--- Begin Task inputs ---

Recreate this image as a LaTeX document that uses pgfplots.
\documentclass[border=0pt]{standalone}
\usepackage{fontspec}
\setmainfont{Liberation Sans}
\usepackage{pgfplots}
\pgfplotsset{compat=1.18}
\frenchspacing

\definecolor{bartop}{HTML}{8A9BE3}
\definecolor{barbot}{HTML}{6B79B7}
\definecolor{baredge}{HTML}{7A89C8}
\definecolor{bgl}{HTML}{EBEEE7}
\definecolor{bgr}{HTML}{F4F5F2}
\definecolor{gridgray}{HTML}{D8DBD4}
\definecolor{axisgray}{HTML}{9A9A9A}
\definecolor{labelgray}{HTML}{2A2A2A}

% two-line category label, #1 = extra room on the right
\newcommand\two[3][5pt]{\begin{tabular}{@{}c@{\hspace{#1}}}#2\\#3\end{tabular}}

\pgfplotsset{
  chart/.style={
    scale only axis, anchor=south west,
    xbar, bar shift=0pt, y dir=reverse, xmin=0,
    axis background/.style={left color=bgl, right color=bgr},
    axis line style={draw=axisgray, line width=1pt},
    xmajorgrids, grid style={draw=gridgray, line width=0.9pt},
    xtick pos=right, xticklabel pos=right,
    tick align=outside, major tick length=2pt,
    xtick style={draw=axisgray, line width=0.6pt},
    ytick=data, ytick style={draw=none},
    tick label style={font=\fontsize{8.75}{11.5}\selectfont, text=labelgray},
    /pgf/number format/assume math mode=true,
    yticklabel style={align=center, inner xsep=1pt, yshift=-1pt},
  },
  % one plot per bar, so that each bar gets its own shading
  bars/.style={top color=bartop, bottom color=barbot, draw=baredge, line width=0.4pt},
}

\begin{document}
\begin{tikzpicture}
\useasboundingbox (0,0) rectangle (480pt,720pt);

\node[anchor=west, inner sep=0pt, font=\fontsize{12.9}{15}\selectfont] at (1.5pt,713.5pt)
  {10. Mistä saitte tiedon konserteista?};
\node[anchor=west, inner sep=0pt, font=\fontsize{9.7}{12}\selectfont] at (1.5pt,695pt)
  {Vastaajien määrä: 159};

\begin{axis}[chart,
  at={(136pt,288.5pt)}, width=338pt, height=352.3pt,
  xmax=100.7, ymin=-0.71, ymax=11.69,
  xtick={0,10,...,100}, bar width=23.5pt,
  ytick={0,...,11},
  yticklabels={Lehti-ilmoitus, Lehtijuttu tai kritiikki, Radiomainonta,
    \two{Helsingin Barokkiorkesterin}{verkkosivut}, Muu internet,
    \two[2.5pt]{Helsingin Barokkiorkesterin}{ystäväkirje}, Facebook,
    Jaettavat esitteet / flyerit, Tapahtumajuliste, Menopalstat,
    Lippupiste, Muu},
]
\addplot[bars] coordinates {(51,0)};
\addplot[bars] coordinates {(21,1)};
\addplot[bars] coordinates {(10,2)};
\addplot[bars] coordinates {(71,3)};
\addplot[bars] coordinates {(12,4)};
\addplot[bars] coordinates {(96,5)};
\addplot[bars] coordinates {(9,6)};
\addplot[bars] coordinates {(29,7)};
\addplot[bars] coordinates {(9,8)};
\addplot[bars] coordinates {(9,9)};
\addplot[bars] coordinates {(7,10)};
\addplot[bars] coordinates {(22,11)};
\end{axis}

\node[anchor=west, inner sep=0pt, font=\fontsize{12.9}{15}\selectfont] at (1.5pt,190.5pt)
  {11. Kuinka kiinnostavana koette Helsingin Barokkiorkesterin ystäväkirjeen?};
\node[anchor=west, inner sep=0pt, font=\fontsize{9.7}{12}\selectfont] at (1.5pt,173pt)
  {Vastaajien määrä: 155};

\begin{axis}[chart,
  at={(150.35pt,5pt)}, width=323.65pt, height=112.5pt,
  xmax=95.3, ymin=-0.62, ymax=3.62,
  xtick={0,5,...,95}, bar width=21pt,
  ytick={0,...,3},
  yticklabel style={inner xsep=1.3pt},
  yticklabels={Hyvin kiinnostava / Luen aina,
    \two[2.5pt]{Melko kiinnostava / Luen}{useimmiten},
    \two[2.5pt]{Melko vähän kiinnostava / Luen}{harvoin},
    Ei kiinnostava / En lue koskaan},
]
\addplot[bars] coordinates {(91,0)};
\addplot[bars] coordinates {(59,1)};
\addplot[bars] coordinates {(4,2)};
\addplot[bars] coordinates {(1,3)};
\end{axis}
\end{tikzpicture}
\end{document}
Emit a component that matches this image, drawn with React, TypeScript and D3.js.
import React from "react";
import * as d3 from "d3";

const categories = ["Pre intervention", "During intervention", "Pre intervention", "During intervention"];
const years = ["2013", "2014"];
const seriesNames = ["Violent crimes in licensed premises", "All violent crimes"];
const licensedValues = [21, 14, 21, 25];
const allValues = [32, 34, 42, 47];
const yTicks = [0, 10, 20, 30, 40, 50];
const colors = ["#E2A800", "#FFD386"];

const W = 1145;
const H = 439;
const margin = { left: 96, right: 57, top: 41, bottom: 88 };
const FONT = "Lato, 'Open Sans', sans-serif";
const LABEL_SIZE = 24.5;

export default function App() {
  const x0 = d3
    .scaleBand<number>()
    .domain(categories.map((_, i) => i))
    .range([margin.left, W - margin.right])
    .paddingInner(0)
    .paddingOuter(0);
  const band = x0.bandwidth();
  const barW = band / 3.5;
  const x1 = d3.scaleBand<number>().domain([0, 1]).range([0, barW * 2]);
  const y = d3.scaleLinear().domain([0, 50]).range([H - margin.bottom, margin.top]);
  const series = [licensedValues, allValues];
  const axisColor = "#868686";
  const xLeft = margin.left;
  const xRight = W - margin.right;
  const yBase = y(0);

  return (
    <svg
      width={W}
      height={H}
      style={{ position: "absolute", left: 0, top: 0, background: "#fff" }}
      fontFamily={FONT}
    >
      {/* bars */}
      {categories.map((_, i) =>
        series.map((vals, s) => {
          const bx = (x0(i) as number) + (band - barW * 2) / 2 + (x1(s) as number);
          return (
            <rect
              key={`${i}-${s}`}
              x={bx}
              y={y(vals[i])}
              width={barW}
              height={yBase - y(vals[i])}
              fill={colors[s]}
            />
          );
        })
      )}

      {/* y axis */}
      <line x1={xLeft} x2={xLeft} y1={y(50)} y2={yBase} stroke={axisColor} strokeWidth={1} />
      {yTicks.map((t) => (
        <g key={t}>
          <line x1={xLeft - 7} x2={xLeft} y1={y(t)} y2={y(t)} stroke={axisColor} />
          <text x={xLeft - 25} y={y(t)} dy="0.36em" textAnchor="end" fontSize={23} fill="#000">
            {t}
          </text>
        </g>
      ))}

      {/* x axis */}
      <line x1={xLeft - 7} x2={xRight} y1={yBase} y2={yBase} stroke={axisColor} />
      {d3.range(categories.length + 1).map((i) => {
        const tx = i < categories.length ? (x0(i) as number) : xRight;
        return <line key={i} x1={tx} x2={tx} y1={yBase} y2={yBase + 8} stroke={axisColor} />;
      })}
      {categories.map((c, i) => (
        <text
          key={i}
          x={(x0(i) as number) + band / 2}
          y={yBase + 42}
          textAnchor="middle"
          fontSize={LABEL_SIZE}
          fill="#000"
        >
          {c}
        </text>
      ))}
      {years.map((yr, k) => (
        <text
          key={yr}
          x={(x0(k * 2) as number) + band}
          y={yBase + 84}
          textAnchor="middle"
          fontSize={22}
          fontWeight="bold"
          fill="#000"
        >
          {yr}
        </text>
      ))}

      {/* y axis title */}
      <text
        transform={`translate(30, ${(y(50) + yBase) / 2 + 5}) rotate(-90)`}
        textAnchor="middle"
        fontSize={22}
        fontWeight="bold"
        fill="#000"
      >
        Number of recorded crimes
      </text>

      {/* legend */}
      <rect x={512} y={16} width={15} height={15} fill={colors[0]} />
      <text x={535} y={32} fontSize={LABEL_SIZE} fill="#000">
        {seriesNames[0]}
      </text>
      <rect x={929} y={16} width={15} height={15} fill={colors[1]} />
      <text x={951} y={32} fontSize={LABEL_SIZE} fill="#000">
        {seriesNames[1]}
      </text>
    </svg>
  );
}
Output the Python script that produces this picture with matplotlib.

--- End Task inputs ---

**Written exercise**
Using the entries above, give again exactly the lines from the line holding "Emit a component" through the line holding "const LABEL_SIZE = 24.5;". Include both end lines and nothing else.

**Solution for this exercise**
Emit a component that matches this image, drawn with React, TypeScript and D3.js.
import React from "react";
import * as d3 from "d3";

const categories = ["Pre intervention", "During intervention", "Pre intervention", "During intervention"];
const years = ["2013", "2014"];
const seriesNames = ["Violent crimes in licensed premises", "All violent crimes"];
const licensedValues = [21, 14, 21, 25];
const allValues = [32, 34, 42, 47];
const yTicks = [0, 10, 20, 30, 40, 50];
const colors = ["#E2A800", "#FFD386"];

const W = 1145;
const H = 439;
const margin = { left: 96, right: 57, top: 41, bottom: 88 };
const FONT = "Lato, 'Open Sans', sans-serif";
const LABEL_SIZE = 24.5;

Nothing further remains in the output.